Новый подход доказал свою эффективность в первую же неделю: работа от заказа позволила снизить запасы, а это замороженный капитал, улучшить управляемость на участке, обеспечить прозрачность учета и повысить общую эффективность оборудования – машин и механизмов, занятых на подготовке лома. Общее производство участка выросло на 17 %, а общая оборачиваемость запасов – в разы. В итоге на смену безразмерному и плохо организованному складу, на который круглые сутки работало все оборудование, пришли так называемые склады ограниченной емкости. Клиентоориентированный подход постепенно распространялся на весь «организм» компании.

Чистое бизнес-творчество


Было бы непозволительным заблуждением представлять дело так, что какие-то мудрые иностранцы, как пришельцы с другой планеты, приземлились в темном, чумазом Череповце и научили русских металлургов, как надо работать.

В этом мифе неправда все. Начиная с того, что большинство из работников глобальных консалтинговых фирм, нанятых Мордашовым, трудились в московских офисах своих международных работодателей и были, подобно Якову Сергиенко, нашими соотечественниками. Другое дело, что они имели доступ к глобальной базе знаний и методик, опробованных ранее в отрасли по всему миру.

Во-вторых, в процессе работы, как мы уже сказали, активно вовлекались местные кадры, сначала отдельные сталкеры, или, как их здесь именовали, «навигаторы перемен», затем они формировали вокруг себя «команды преобразований» и эта деятельность, как круги на воде, захватывала все большее число сотрудников комбината. Фактически люди из McKinsey лишь помогли свинтить и настроить машинку непрерывных изменений в виде эволюционирующей производственной системы компании.

В-третьих, многие приемы и методы, насаждавшиеся «варягами», не были чем-то невиданным. Значительный пласт использованных консалтерами подходов и инструментов так или иначе присутствовал в арсенале советской научной организации труда и производства. Просто некоторые из них были порядком подзабыты или хуже структурированы, ну и, конечно, не были упакованы в столь яркие и модные англоязычные фантики. Цветущее в советские годы пышным цветом рационализаторское движение было ничем не хуже новомодных фабрик идей, а пилотные проекты оказались хорошо забытыми приемами опытного производства. Отдельный вопрос – насколько эффективно эти инструменты советской индустрией применялись (вспоминаем знаменитую юмореску Михаила Жванецкого об изыскании скрытых резервов на ликеро-водочном заводе).

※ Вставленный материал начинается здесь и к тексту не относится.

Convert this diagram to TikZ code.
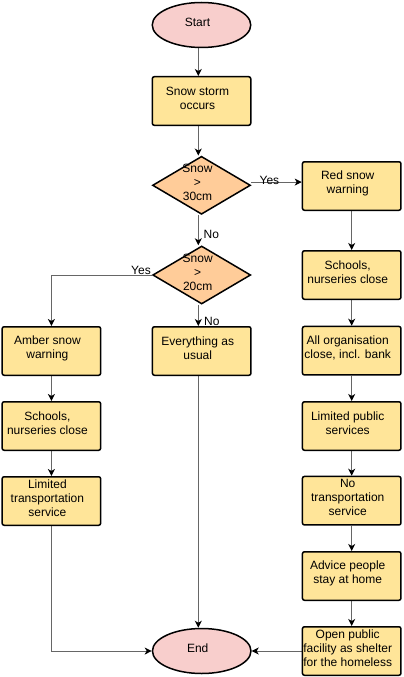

«Ну и, конечно, эти ребята очень хорошо умели слушать и оперативно оформлять и выдавать за свои чужие идеи», – добавляет свою перчинку в историю работы с консалтерами Людмила Гусева, с 1997 года возглавляющая коммуникационный блок «Северстали». Но работали маккинзевцы зверски. Дмитрий Горбачев вспоминает, как они засиделись с консалтерами в мозговом штурме до поздней ночи, набросав от руки какие-то графики, а к утреннему совещанию уже была готова презентация – за ночь ее отрисовал индийский офис McKinsey.

Наконец, специфика и масштаб задач и вызовов, вставших в ходе реформирования компании, оказались во многом уникальны даже для опытнейших специалистов.


По большому счету, это был многолетний совместный проект чистейшего бизнес-творчества. «Масштаб, скорость и глубина, с которыми мы ушли в организационное развитие, были на тот момент беспрецедентными, – признается Яков Сергиенко. – Многие решения стали уникальными, и впоследствии похожие проекты начали инициироваться другими металлургическими и не только металлургическими компаниями в России, в частности ОМК и „Сибуром“. В этом смысле „Северсталь“ выступила первопроходцем, задала моду на выстраивание производственных систем».

Люди важнее железок


В 2010-е годы начала все заметнее выкристаллизовываться важная фишка бизнес-модели «Северстали». Она заключается в сознательном приоритете труда над капиталом в производственной функции компании. Кто-то предпочитал бездумно менять «железо», в Череповце же прежде всего взялись за культуру людей.